В глазах Джоша теплилась нежность.
— Ты вся порозовела. Разве я не должен был ей сказать? В самом деле, ты же не против, чтобы она знала, верно? — Однако лицо его стало растерянным — состояние, в котором Лаура еще его не видела. — Лаура, ты… тебе ведь она нравится, правда?
— Очень, — не задумываясь подтвердила она, с нежностью глядя на Джоша. Лаура была тронута его сыновней любовью к матери. — Конечно, она нравится мне с первой минуты, как мы познакомились. Но… что она, вероятно, подумала обо мне. Боже мой! Я связалась с тобой, а была обручена с другим!
— Сначала она была ошеломлена, — признался Джош, криво усмехаясь. — Моя мать так настрадалась сама, что стала жалеть твоего жениха.
— Да уж, — мрачно сказала Лаура.
— И она сердилась на меня за то, что я позволил себе влюбиться в женщину, которая принадлежит другому, — без обиняков заявил Джош. — Но не беспокойся, я объяснил матери, что это только меня влечет к тебе, я все заварил. Тебя она ни в чем не обвиняла, а когда вы познакомились, ты понравилась ей.

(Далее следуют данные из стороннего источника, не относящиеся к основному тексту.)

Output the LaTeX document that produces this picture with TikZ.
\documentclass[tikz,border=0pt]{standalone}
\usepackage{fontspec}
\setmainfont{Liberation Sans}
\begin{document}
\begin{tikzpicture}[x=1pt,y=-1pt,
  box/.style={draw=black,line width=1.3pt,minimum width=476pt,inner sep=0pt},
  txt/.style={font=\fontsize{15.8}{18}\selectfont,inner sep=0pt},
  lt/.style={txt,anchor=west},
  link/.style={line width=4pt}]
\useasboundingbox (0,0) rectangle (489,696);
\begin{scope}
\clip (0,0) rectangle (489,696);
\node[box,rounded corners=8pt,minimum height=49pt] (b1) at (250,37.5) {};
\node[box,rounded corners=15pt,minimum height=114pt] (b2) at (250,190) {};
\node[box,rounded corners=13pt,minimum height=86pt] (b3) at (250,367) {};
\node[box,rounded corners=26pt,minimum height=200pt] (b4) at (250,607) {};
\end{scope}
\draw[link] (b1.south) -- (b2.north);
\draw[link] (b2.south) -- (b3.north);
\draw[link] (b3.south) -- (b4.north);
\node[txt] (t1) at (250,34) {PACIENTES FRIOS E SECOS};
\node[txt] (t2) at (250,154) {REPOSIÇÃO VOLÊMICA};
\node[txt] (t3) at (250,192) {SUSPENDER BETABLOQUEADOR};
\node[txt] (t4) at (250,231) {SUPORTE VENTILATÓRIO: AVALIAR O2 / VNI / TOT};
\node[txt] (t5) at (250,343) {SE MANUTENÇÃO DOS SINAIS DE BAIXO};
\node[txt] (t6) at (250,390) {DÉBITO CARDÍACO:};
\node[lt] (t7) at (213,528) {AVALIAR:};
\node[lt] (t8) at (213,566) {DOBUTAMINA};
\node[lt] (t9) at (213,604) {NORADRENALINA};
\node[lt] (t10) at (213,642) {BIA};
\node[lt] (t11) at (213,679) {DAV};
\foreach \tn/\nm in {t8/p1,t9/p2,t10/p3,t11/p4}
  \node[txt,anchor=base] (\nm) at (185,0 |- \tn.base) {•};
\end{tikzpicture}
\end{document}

— Все же, наверное, наша история была ей неприятна, словно она видела повторение до боли знакомого варианта, — медленно проговорила Лаура, впервые осознав, что схема та же: она и двое мужчин в треугольнике запутанных отношений. Ведь в таком же положении оказались родители Джоша и женщина, жившая здесь, в коттедже «Ферн».